Cross-Site Scripting (XXS Flaws)


Cross-Site Scripting, abbreviated as XSS, is a type of cyberattack that uses injection.

The cyberattacker’s scripts are cleverly fed to a trusted web site, maybe your business’s website, and then spit out to your visitors’ computers, which execute the malicious code because they have no way of knowing not to trust the script.

More specifically, the XSS attack is usually some malicious JavaScript code accepted by a web application on your website that asks for, receives, and processes user data. That’s the cyberattacker’s way in.

The code itself is usually some kind of script that tells your website to send it out to other visitors, who could be your customers or employees. Once sent back out from your website, it runs on their browsers to steal information or hijack their computers for the cyber attacker’s use.

The flaws in your website design that allow this kind of attack to work are very widespread on the Internet and are possible anywhere that a web application uses input from a site visitor within some kind of output that it generates and does not validate or encode the input.
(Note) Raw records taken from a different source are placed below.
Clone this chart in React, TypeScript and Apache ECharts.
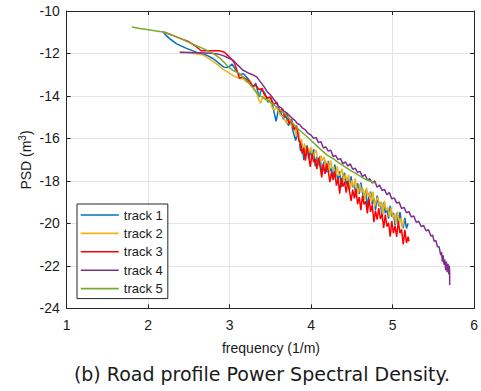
import React, { useEffect, useRef } from "react";
import * as echarts from "echarts";

const xTicks = [1, 2, 3, 4, 5, 6];
const yTicks = [-24, -22, -20, -18, -16, -14, -12, -10];
const trackNames = ["track 1", "track 2", "track 3", "track 4", "track 5"];
const trackColors = ["#0072BD", "#EDB120", "#FF0000", "#7E2F8E", "#77AC30"];

const track1: [number, number][] = [
  [2.18, -10.97], [2.22, -11.15], [2.26, -11.29], [2.35, -11.55], [2.47, -11.76], [2.6, -11.95],
  [2.71, -12.07], [2.8, -12.25], [2.87, -12.47], [2.93, -12.65], [2.98, -12.66], [3.03, -12.5],
  [3.07, -12.75], [3.12, -13.0], [3.17, -12.95], [3.22, -13.17], [3.26, -13.35], [3.29, -13.6],
  [3.32, -13.4], [3.36, -14.05], [3.39, -13.7], [3.43, -13.85], [3.47, -14.3], [3.5, -14.1],
  [3.53, -14.5], [3.57, -15.2], [3.6, -14.6], [3.63, -14.8], [3.66, -15.1], [3.69, -14.9],
  [3.72, -15.4], [3.75, -15.2], [3.78, -15.7], [3.81, -16.1], [3.84, -15.6],
  [3.87, -16.6], [3.89, -16.26], [3.91, -17.02], [3.93, -16.52], [3.95, -16.33], [3.97, -16.98],
  [3.99, -16.59], [4.01, -16.9], [4.03, -16.5], [4.05, -17.31], [4.07, -16.86], [4.09, -17.22],
  [4.11, -16.83], [4.13, -17.68], [4.15, -17.19], [4.17, -17.04], [4.19, -17.6], [4.21, -17.06],
  [4.23, -17.56], [4.25, -17.37], [4.27, -17.97], [4.29, -17.23], [4.31, -17.69], [4.33, -17.94],
  [4.35, -17.55], [4.37, -18.3], [4.39, -17.81], [4.41, -17.62], [4.43, -18.17], [4.45, -17.88],
  [4.47, -18.43], [4.49, -17.79], [4.51, -18.3], [4.53, -18.15], [4.55, -18.76], [4.57, -18.11],
  [4.59, -18.62], [4.61, -18.08], [4.63, -18.53], [4.65, -18.89], [4.67, -18.44], [4.69, -19.25],
  [4.71, -18.71], [4.73, -18.51], [4.75, -19.12], [4.77, -18.82], [4.79, -19.38], [4.81, -18.69],
  [4.83, -19.19], [4.85, -19.0], [4.87, -19.7], [4.89, -19.01], [4.91, -19.52], [4.93, -19.32],
  [4.95, -19.78], [4.97, -19.18], [4.99, -19.69], [5.01, -19.5], [5.03, -20.1], [5.05, -19.51],
  [5.07, -20.01], [5.09, -19.47], [5.11, -19.98], [5.13, -20.23], [5.15, -19.74], [5.17, -20.24],
  [5.19, -20.0],
];

const track2: [number, number][] = [
  [2.38, -11.92], [2.5, -11.97], [2.6, -12.02], [2.67, -12.07], [2.75, -12.25], [2.83, -12.47],
  [2.92, -12.75], [3.0, -12.94], [3.06, -13.08], [3.12, -13.17], [3.17, -13.2], [3.21, -13.35],
  [3.25, -13.3], [3.29, -13.6], [3.33, -13.85], [3.36, -14.2], [3.38, -14.35], [3.41, -14.0],
  [3.45, -14.2], [3.49, -14.1], [3.52, -14.55], [3.55, -14.67], [3.58, -14.5], [3.62, -14.9],
  [3.66, -15.0], [3.7, -15.3], [3.73, -15.1], [3.76, -15.45], [3.79, -15.4], [3.82, -15.9],
  [3.84, -15.6],
  [3.86, -16.23], [3.88, -16.03], [3.9, -16.54], [3.92, -16.24], [3.94, -16.8], [3.96, -16.41],
  [3.98, -16.66], [4.0, -16.42], [4.02, -16.97], [4.04, -16.68], [4.06, -16.54], [4.08, -16.99],
  [4.1, -17.3], [4.12, -16.8], [4.14, -17.06], [4.16, -16.87], [4.18, -17.37], [4.2, -17.08],
  [4.22, -17.58], [4.24, -17.04], [4.26, -17.45], [4.28, -17.35], [4.3, -17.86], [4.32, -17.31],
  [4.34, -17.77], [4.36, -17.63], [4.38, -17.43], [4.4, -18.04], [4.42, -17.69], [4.44, -18.0],
  [4.46, -17.71], [4.48, -18.36], [4.5, -17.97], [4.52, -18.32], [4.54, -17.88], [4.56, -18.29],
  [4.58, -18.59], [4.6, -18.15], [4.62, -18.55], [4.64, -18.41], [4.66, -18.92], [4.68, -18.32],
  [4.7, -18.73], [4.72, -18.53], [4.74, -18.99], [4.76, -18.5], [4.78, -19.2], [4.8, -18.91],
  [4.82, -18.76], [4.84, -19.22], [4.86, -18.98], [4.88, -19.58], [4.9, -18.94], [4.92, -19.39],
  [4.94, -19.25], [4.96, -19.71], [4.98, -19.26], [5.0, -19.72], [5.02, -19.57], [5.04, -20.03],
  [5.06, -19.44], [5.08, -19.89], [5.1, -19.75], [5.12, -20.2], [5.14, -19.81],
];

const track3: [number, number][] = [
  [2.2, -11.0], [2.3, -11.15], [2.4, -11.3], [2.5, -11.45], [2.58, -11.65], [2.65, -11.87],
  [2.75, -11.87], [2.87, -11.87], [2.93, -11.93], [2.98, -12.1], [3.03, -12.3], [3.06, -12.47],
  [3.09, -12.8], [3.12, -13.17], [3.16, -13.1], [3.2, -13.2], [3.24, -13.3], [3.28, -13.55],
  [3.32, -13.5], [3.36, -13.7], [3.4, -13.65], [3.42, -13.9], [3.46, -14.1], [3.5, -14.05],
  [3.54, -14.4], [3.58, -14.3], [3.62, -14.75], [3.65, -14.6], [3.67, -14.98], [3.7, -14.8],
  [3.73, -15.3], [3.76, -15.1], [3.79, -15.6], [3.82, -15.4], [3.85, -16.1],
  [3.87, -16.21], [3.89, -16.72], [3.91, -16.44], [3.93, -17.05], [3.95, -16.42], [3.97, -16.83],
  [3.99, -17.34], [4.01, -16.71], [4.03, -17.12], [4.05, -16.99], [4.07, -17.45], [4.09, -16.91],
  [4.11, -17.33], [4.13, -17.84], [4.15, -17.21], [4.17, -17.67], [4.19, -17.18], [4.21, -17.55],
  [4.23, -18.06], [4.25, -17.58], [4.27, -17.94], [4.29, -17.55], [4.31, -18.22], [4.33, -17.88],
  [4.35, -18.6], [4.37, -17.86], [4.39, -18.27], [4.41, -18.04], [4.43, -18.55], [4.45, -18.02],
  [4.47, -18.48], [4.49, -18.94], [4.51, -18.41], [4.53, -18.82], [4.55, -18.39], [4.57, -19.1],
  [4.59, -18.76], [4.61, -19.38], [4.63, -18.69], [4.65, -19.11], [4.67, -18.97], [4.69, -19.53],
  [4.71, -18.85], [4.73, -19.46], [4.75, -19.13], [4.77, -19.94], [4.79, -19.4], [4.81, -19.82],
  [4.83, -19.28], [4.85, -19.8], [4.87, -19.56], [4.89, -20.22], [4.91, -19.59], [4.93, -20.15],
  [4.95, -19.97], [4.97, -20.63], [4.99, -19.89], [5.01, -20.46], [5.03, -20.12], [5.05, -20.64],
  [5.07, -19.9], [5.09, -20.46], [5.11, -20.28], [5.13, -20.99], [5.15, -20.31], [5.17, -20.92],
  [5.19, -20.63], [5.2, -20.85],
];

const track4: [number, number][] = [
  [2.39, -11.95], [2.5, -11.96], [2.6, -11.97], [2.7, -11.98], [2.78, -11.99], [2.85, -12.02],
  [2.92, -12.1], [2.98, -12.2], [3.04, -12.31], [3.1, -12.55], [3.16, -12.78], [3.22, -12.9],
  [3.28, -13.0], [3.33, -13.1], [3.38, -13.35], [3.42, -13.55], [3.46, -13.8], [3.5, -13.95],
  [3.53, -14.1], [3.56, -14.25], [3.6, -14.5], [3.63, -14.55], [3.66, -14.7], [3.7, -14.8],
  [3.74, -14.95], [3.77, -15.06], [3.8, -15.15], [3.83, -15.3], [3.86, -15.35], [3.89, -15.5],
  [3.93, -15.6], [3.96, -15.75], [4.0, -15.85], [4.03, -16.0], [4.06, -15.95], [4.09, -16.2],
  [4.12, -16.15], [4.15, -16.45], [4.18, -16.4], [4.21, -16.6], [4.24, -16.55], [4.27, -16.85],
  [4.3, -16.8], [4.33, -17.0], [4.36, -16.95], [4.39, -17.2], [4.42, -17.1], [4.45, -17.3],
  [4.48, -17.2], [4.51, -17.45], [4.54, -17.4], [4.57, -17.6], [4.6, -17.55], [4.63, -17.8],
  [4.66, -17.7], [4.69, -17.95], [4.72, -17.9], [4.75, -18.1], [4.78, -18.0], [4.81, -18.3],
  [4.84, -18.2], [4.87, -18.45], [4.9, -18.4], [4.93, -18.65], [4.96, -18.55], [4.99, -18.85],
  [5.02, -18.8], [5.05, -19.05], [5.08, -19.0], [5.11, -19.3], [5.14, -19.25], [5.17, -19.5],
  [5.2, -19.45], [5.23, -19.7], [5.26, -19.65], [5.29, -19.95], [5.32, -19.9], [5.35, -20.15],
  [5.38, -20.1], [5.41, -20.35], [5.44, -20.3], [5.47, -20.6], [5.49, -20.55], [5.51, -20.85],
  [5.53, -20.8], [5.55, -21.1], [5.57, -21.1], [5.59, -21.5], [5.6, -21.35], [5.61, -21.8],
  [5.62, -21.5], [5.63, -21.95], [5.64, -21.7], [5.65, -22.2], [5.66, -21.8], [5.67, -22.3],
  [5.68, -21.9], [5.69, -22.4], [5.695, -22.0], [5.7, -22.3], [5.7, -22.9],
];

const track5: [number, number][] = [
  [1.8, -10.75], [1.9, -10.82], [2.0, -10.88], [2.1, -10.94], [2.2, -11.0], [2.3, -11.15],
  [2.4, -11.3], [2.5, -11.48], [2.6, -11.65], [2.67, -11.76], [2.75, -11.9], [2.82, -12.05],
  [2.88, -12.22], [2.94, -12.45], [2.98, -12.62], [3.04, -12.8], [3.12, -12.94], [3.2, -13.25],
  [3.27, -13.55], [3.34, -13.9], [3.42, -14.1], [3.48, -14.25], [3.53, -14.38], [3.6, -14.6],
  [3.68, -14.85], [3.75, -15.15], [3.81, -15.45], [3.87, -15.65], [3.93, -15.85], [4.0, -16.1],
  [4.07, -16.35], [4.14, -16.6], [4.2, -16.8], [4.27, -16.95], [4.34, -17.15], [4.42, -17.35],
  [4.5, -17.55], [4.55, -17.65], [4.62, -17.82], [4.68, -17.95], [4.75, -18.05], [4.79, -18.12],
];

const tracks = [track1, track2, track3, track4, track5];

export default function App() {
  const ref = useRef<HTMLDivElement>(null);
  useEffect(() => {
    if (!ref.current) return;
    const chart = echarts.init(ref.current, undefined, { renderer: "svg" });
    const axisColor = "#262626";
    const gridColor = "#e4e4e4";
    const font = "Liberation Sans";
    const xMin = xTicks[0];
    const xMax = xTicks[xTicks.length - 1];
    const yMin = yTicks[0];
    const yMax = yTicks[yTicks.length - 1];
    const commonX = {
      type: "value" as const,
      min: xMin,
      max: xMax,
      interval: 1,
      axisLine: { show: true, onZero: false, lineStyle: { color: axisColor, width: 1 } },
      axisTick: { show: true, inside: true, length: 4, lineStyle: { color: axisColor } },
    };
    const commonY = {
      type: "value" as const,
      min: yMin,
      max: yMax,
      interval: 2,
      axisLine: { show: true, onZero: false, lineStyle: { color: axisColor, width: 1 } },
      axisTick: { show: true, inside: true, length: 4, lineStyle: { color: axisColor } },
    };
    chart.setOption({
      animation: false,
      backgroundColor: "#ffffff",
      grid: { left: 66.7, right: 5.3, top: 11, bottom: 82.7, containLabel: false },
      xAxis: [
        {
          ...commonX,
          position: "bottom",
          axisLabel: { show: true, fontFamily: font, fontSize: 14, color: "#1a1a1a", margin: 10 },
          splitLine: { show: true, lineStyle: { color: gridColor, width: 1 } },
        },
        {
          ...commonX,
          position: "top",
          axisLabel: { show: false },
          splitLine: { show: false },
        },
      ],
      yAxis: [
        {
          ...commonY,
          position: "left",
          axisLabel: { show: true, fontFamily: font, fontSize: 14, color: "#1a1a1a", margin: 7 },
          splitLine: { show: true, lineStyle: { color: gridColor, width: 1 } },
        },
        {
          ...commonY,
          position: "right",
          axisLabel: { show: false },
          splitLine: { show: false },
        },
      ],
      legend: {
        orient: "vertical",
        left: 77,
        top: 204,
        padding: [4, 5, 3, 3],
        itemWidth: 38,
        itemHeight: 14,
        itemGap: 4.4,
        backgroundColor: "#ffffff",
        borderColor: axisColor,
        borderWidth: 1,
        borderRadius: 0,
        itemStyle: { opacity: 0 },
        lineStyle: { width: 1.6 },
        textStyle: { fontFamily: font, fontSize: 13, color: "#1a1a1a", lineHeight: 14 },
        data: trackNames,
      },
      series: tracks.map((t, i) => ({
        name: trackNames[i],
        type: "line",
        data: t,
        xAxisIndex: 0,
        yAxisIndex: 0,
        symbol: "none",
        smooth: false,
        lineStyle: { color: trackColors[i], width: 1.5 },
        itemStyle: { color: trackColors[i] },
        z: 2 + i,
      })),
      graphic: [
        {
          type: "text",
          x: 26,
          y: 160,
          rotation: Math.PI / 2,
          style: {
            text: "{a|PSD (m}{b|3}{a|)}",
            textAlign: "center",
            textVerticalAlign: "middle",
            fill: "#1a1a1a",
            rich: {
              a: { fontFamily: font, fontSize: 14, fill: "#1a1a1a" },
              b: { fontFamily: font, fontSize: 10, fill: "#1a1a1a", verticalAlign: "top", padding: [0, 0, 7, 0] },
            },
          },
        },
        {
          type: "text",
          x: 271,
          y: 348,
          style: {
            text: "frequency (1/m)",
            textAlign: "center",
            textVerticalAlign: "middle",
            fontFamily: font,
            fontSize: 14,
            fill: "#1a1a1a",
          },
        },
        {
          type: "text",
          x: 262,
          y: 374,
          style: {
            text: "(b) Road profile Power Spectral Density.",
            textAlign: "center",
            textVerticalAlign: "middle",
            fontFamily: "DejaVu Sans",
            fontSize: 19,
            fill: "#1a1a1a",
          },
        },
      ],
    });
    return () => chart.dispose();
  }, []);
  return (
    <div
      ref={ref}
      style={{ position: "absolute", left: 0, top: 0, width: 481, height: 391 }}
    />
  );
}
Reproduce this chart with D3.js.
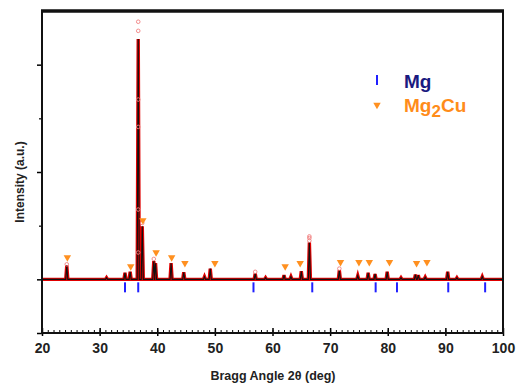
<!DOCTYPE html>
<html>
<head>
<meta charset="utf-8">
<script src="https://cdn.jsdelivr.net/npm/d3@7"></script>
<style>
	body { margin: 0; background: #fff; }
	text { font-family: "Liberation Sans", Arial, sans-serif; font-weight: bold; }
</style>
</head>
<body>
<div id="chart"></div>
<script>
// peak positions (deg) and heights (a.u., baseline = 0)
var peakPos = [24.3, 31.2, 34.4, 35.3, 36.7, 37.4, 39.4, 39.7, 42.4, 44.6, 48.2, 49.2, 57.0, 58.8,
	62.0, 63.2, 65.0, 66.4, 71.6, 74.8, 76.6, 77.8, 79.9, 82.3, 84.8, 85.3, 86.5, 90.4, 92.0, 96.4];
var peakInt = [0.26, 0.03, 0.12, 0.14, 4.48, 0.99, 0.34, 0.3, 0.3, 0.13, 0.05, 0.2, 0.11, 0.03,
	0.08, 0.05, 0.15, 0.69, 0.17, 0.07, 0.12, 0.1, 0.14, 0.03, 0.09, 0.08, 0.04, 0.14, 0.03, 0.05];

// observed points sitting off the fitted line
var obsPos = [36.7, 36.7, 36.7, 36.7, 36.7, 36.7, 37.4, 39.4, 66.4, 66.4, 66.4, 24.3, 71.6, 57.0];
var obsInt = [4.8, 4.63, 3.35, 2.84, 1.3, 0.5, 1.05, 0.38, 0.8, 0.77, 0.72, 0.28, 0.2, 0.14];

// Mg reflection markers
var mgPos = [34.4, 36.7, 56.7, 66.9, 77.9, 81.6, 90.5, 96.9];

// Mg2Cu markers
var cuPos = [24.4, 35.4, 37.5, 39.8, 42.5, 44.8, 50.0, 62.2, 64.8, 71.8, 75.0, 76.8, 80.3, 85.0, 86.8];
var cuInt = [0.41, 0.24, 1.1, 0.5, 0.41, 0.3, 0.3, 0.24, 0.3, 0.32, 0.32, 0.32, 0.32, 0.3, 0.32];

var xTicks = [20, 30, 40, 50, 60, 70, 80, 90, 100];
var yMajor = [-1, 0, 2, 4];
var yMinor = [1, 3];

var W = 516, H = 383;
var margin = { left: 42, right: 13, top: 11, bottom: 50 };
var pw = W - margin.left - margin.right;
var ph = H - margin.top - margin.bottom;

var svg = d3.select('#chart').append('svg')
	.attr('width', W)
	.attr('height', H);

var g = svg.append('g')
	.attr('transform', 'translate(' + margin.left + ',' + margin.top + ')');

var x = d3.scaleLinear().domain([20, 100]).range([0, pw]);
var y = d3.scaleLinear().domain([-1, 5]).range([ph, 0]);

// build the profile: narrow spike per peak on a flat baseline
var hw = 0.18;
var profile = [[20, 0]];
peakPos.forEach(function (p, i) {
	profile.push([p - hw, 0], [p, peakInt[i]], [p + hw, 0]);
});
profile.push([100, 0]);

var line = d3.line()
	.x(function (d) { return x(d[0]); })
	.y(function (d) { return y(d[1]); });

// observed (red, thick) then calculated (black)
g.append('path')
	.datum(profile)
	.attr('d', line)
	.attr('fill', 'none')
	.attr('stroke', '#e00000')
	.attr('stroke-width', 3.4);

g.append('path')
	.datum(profile)
	.attr('d', line)
	.attr('fill', 'none')
	.attr('stroke', '#111')
	.attr('stroke-width', 1.1);

g.selectAll('.obs')
	.data(obsPos)
	.enter().append('circle')
	.attr('class', 'obs')
	.attr('cx', function (d) { return x(d); })
	.attr('cy', function (d, i) { return y(obsInt[i]); })
	.attr('r', 1.8)
	.attr('fill', 'none')
	.attr('stroke', '#f08080')
	.attr('stroke-width', 0.9);

// Mg ticks
g.selectAll('.mg')
	.data(mgPos)
	.enter().append('line')
	.attr('class', 'mg')
	.attr('x1', function (d) { return x(d); })
	.attr('x2', function (d) { return x(d); })
	.attr('y1', y(0) + 3)
	.attr('y2', y(0) + 13)
	.attr('stroke', '#2020ff')
	.attr('stroke-width', 2);

// Mg2Cu triangles
var tri = d3.symbol().type(d3.symbolTriangle).size(24);
g.selectAll('.cu')
	.data(cuPos)
	.enter().append('path')
	.attr('class', 'cu')
	.attr('d', tri)
	.attr('transform', function (d, i) {
		return 'translate(' + x(d) + ',' + y(cuInt[i]) + ') rotate(180)';
	})
	.attr('fill', '#ff9020');

// axes
var xAxis = d3.axisBottom(x).tickValues(xTicks).tickSize(3).tickPadding(5);
var xg = g.append('g')
	.attr('transform', 'translate(0,' + ph + ')')
	.call(xAxis);
xg.selectAll('.tick line').attr('y1', -5).attr('y2', 3).attr('stroke-width', 1.5);
xg.selectAll('text').attr('font-size', 14).attr('fill', '#222').attr('dy', '0.85em');
xg.select('.domain').remove();

var xMinor = g.append('g')
	.attr('transform', 'translate(0,' + ph + ')')
	.call(d3.axisTop(x).ticks(80).tickSize(3).tickFormat(''));
xMinor.select('.domain').remove();
xMinor.selectAll('.tick line').attr('stroke-width', 1);

var yg = g.append('g')
	.call(d3.axisLeft(y).tickValues(yMajor).tickSize(5).tickFormat(''));
yg.select('.domain').remove();
yg.selectAll('.tick line').attr('stroke-width', 1.5);

var ygm = g.append('g')
	.call(d3.axisLeft(y).tickValues(yMinor).tickSize(3).tickFormat(''));
ygm.select('.domain').remove();
ygm.selectAll('.tick line').attr('stroke-width', 1.2);

// frame
g.append('rect')
	.attr('width', pw)
	.attr('height', ph)
	.attr('fill', 'none')
	.attr('stroke', '#111')
	.attr('stroke-width', 2);
g.append('line')
	.attr('x1', -1).attr('x2', pw + 1)
	.attr('y1', 0).attr('y2', 0)
	.attr('stroke', '#111')
	.attr('stroke-width', 3.5);

// axis titles
svg.append('text')
	.attr('x', 273).attr('y', 380)
	.attr('text-anchor', 'middle')
	.attr('font-size', 12.5)
	.attr('fill', '#222')
	.text('Bragg Angle 2\u03b8 (deg)');

svg.append('text')
	.attr('transform', 'translate(24,182) rotate(-90)')
	.attr('text-anchor', 'middle')
	.attr('font-size', 12)
	.attr('fill', '#222')
	.text('Intensity (a.u.)');

// legend
var lg = svg.append('g');
lg.append('line')
	.attr('x1', 377).attr('x2', 377)
	.attr('y1', 75).attr('y2', 85)
	.attr('stroke', '#2020ff')
	.attr('stroke-width', 2);
lg.append('text')
	.attr('x', 404).attr('y', 88)
	.attr('font-size', 19)
	.attr('fill', '#1a1a80')
	.text('Mg');
lg.append('path')
	.attr('d', tri)
	.attr('transform', 'translate(377,105) rotate(180)')
	.attr('fill', '#ff9020');
var t2 = lg.append('text')
	.attr('x', 404).attr('y', 112)
	.attr('font-size', 19)
	.attr('fill', '#ff8c1a');
t2.append('tspan').text('Mg');
t2.append('tspan').attr('dy', 5).attr('font-size', 17).text('2');
t2.append('tspan').attr('dy', -5).text('Cu');
</script>
</body>
</html>
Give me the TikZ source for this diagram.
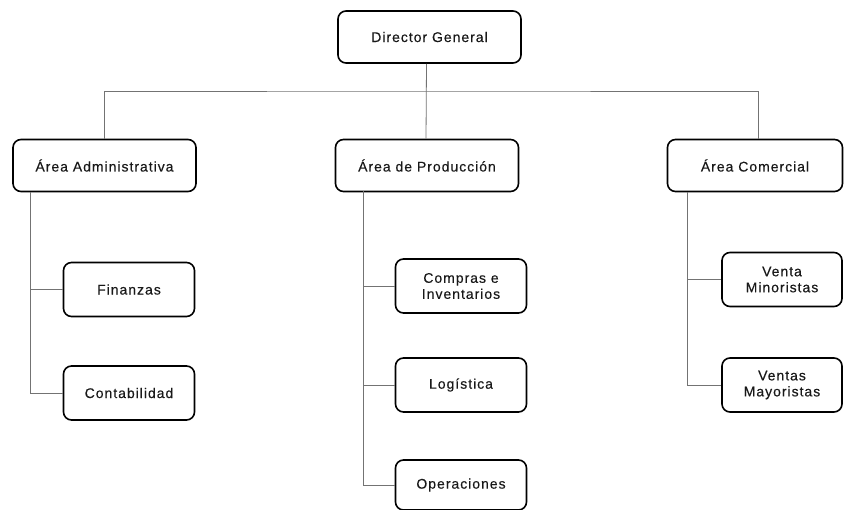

Because your visitors’ computers think the script came from a benign source, the malicious code can access any cookies, hijack user sessions, or find sensitive information stored in the browser and used with your website.

These scripts are really tricky! They can even rewrite the content of the HTML on your page so that it appears differently to your website’s visitors and makes them think you’re telling them or asking them something that you are not.

XSS vulnerabilities can be extremely difficult to detect and remove from a web application. The best way to find an XSS flaw is to conduct a professional security sweep of your website’s code and analyze all functions in which input from an HTTP request could possibly make its way into the HTML output.